--- BEGIN ---
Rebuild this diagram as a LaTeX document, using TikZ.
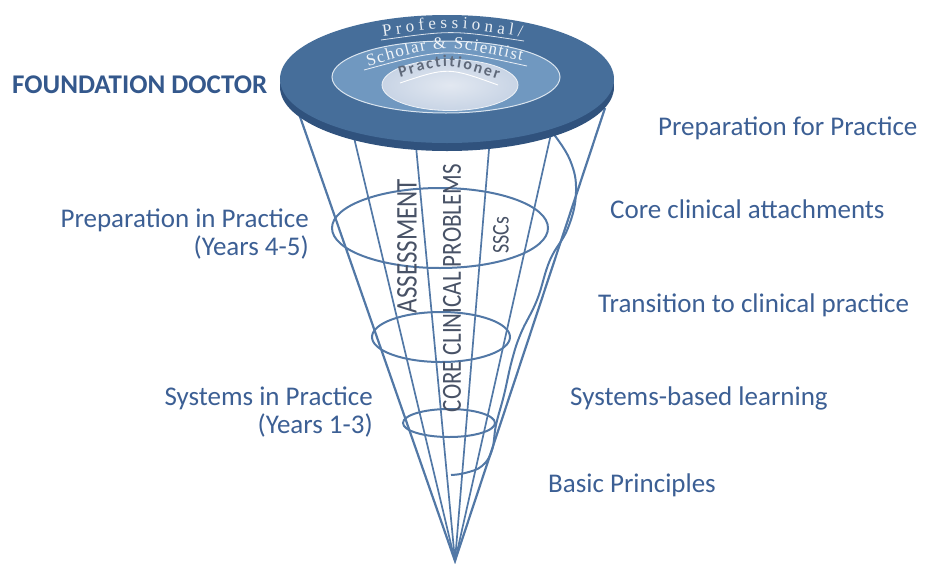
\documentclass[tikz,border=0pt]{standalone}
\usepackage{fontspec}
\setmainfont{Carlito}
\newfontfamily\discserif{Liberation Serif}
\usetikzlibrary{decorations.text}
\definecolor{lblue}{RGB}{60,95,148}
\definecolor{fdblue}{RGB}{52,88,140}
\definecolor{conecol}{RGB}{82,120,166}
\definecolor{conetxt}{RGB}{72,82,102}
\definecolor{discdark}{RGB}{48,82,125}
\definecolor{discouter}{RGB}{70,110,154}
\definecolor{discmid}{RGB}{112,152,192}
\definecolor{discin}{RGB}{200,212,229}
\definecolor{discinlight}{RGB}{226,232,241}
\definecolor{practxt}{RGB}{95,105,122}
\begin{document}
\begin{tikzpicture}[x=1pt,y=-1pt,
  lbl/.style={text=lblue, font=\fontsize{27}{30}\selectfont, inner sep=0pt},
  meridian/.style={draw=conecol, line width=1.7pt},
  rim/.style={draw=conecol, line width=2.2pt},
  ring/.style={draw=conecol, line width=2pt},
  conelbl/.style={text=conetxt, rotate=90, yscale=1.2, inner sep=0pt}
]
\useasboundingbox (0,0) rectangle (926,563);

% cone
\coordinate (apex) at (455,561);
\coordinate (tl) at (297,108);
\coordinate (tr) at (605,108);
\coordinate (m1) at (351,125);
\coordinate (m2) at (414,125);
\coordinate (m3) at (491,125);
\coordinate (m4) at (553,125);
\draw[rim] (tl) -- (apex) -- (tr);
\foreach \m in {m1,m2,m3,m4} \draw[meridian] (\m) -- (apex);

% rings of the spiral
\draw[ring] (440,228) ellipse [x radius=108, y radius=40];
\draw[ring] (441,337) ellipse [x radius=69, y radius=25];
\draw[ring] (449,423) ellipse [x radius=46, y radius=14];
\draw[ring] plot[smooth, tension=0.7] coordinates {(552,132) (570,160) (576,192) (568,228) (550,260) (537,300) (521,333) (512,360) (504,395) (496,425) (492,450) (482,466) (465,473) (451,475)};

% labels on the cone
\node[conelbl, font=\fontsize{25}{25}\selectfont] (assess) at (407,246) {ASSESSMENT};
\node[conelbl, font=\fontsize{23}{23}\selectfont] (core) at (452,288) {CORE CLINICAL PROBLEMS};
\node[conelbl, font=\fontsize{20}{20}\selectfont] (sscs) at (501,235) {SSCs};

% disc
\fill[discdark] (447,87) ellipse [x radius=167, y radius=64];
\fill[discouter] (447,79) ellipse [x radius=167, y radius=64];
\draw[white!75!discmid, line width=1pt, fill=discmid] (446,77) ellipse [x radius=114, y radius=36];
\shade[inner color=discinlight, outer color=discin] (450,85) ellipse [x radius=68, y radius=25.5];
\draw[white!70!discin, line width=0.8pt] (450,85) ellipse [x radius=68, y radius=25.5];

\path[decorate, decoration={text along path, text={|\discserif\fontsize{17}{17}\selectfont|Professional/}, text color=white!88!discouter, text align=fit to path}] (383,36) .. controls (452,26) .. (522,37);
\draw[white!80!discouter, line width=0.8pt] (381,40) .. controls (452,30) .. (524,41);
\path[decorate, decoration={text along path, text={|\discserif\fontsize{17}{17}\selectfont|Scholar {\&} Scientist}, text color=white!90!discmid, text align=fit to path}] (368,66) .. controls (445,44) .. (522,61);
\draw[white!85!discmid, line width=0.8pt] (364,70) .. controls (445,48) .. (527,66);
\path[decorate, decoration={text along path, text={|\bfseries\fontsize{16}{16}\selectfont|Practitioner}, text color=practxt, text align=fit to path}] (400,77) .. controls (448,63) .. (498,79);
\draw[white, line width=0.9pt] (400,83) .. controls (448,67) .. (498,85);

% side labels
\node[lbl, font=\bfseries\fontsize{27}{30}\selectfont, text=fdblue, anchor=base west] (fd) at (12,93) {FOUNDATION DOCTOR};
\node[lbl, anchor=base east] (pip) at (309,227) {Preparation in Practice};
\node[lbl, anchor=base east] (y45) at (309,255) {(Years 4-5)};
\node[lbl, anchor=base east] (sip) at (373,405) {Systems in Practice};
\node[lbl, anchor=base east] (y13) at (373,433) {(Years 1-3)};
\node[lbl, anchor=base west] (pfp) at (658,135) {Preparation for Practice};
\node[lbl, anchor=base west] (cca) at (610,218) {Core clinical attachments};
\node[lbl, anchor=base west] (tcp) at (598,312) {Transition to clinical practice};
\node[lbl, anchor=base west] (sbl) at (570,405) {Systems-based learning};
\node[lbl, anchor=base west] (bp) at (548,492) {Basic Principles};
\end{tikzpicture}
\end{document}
--- END ---
Problem details -
Output exactly the span of lines from the top of the listing through the line holding "(0,0) rectangle (926,563);", and leave every picture out.

Exercise answer -
Rebuild this diagram as a LaTeX document, using TikZ.
\documentclass[tikz,border=0pt]{standalone}
\usepackage{fontspec}
\setmainfont{Carlito}
\newfontfamily\discserif{Liberation Serif}
\usetikzlibrary{decorations.text}
\definecolor{lblue}{RGB}{60,95,148}
\definecolor{fdblue}{RGB}{52,88,140}
\definecolor{conecol}{RGB}{82,120,166}
\definecolor{conetxt}{RGB}{72,82,102}
\definecolor{discdark}{RGB}{48,82,125}
\definecolor{discouter}{RGB}{70,110,154}
\definecolor{discmid}{RGB}{112,152,192}
\definecolor{discin}{RGB}{200,212,229}
\definecolor{discinlight}{RGB}{226,232,241}
\definecolor{practxt}{RGB}{95,105,122}
\begin{document}
\begin{tikzpicture}[x=1pt,y=-1pt,
  lbl/.style={text=lblue, font=\fontsize{27}{30}\selectfont, inner sep=0pt},
  meridian/.style={draw=conecol, line width=1.7pt},
  rim/.style={draw=conecol, line width=2.2pt},
  ring/.style={draw=conecol, line width=2pt},
  conelbl/.style={text=conetxt, rotate=90, yscale=1.2, inner sep=0pt}
]
\useasboundingbox (0,0) rectangle (926,563);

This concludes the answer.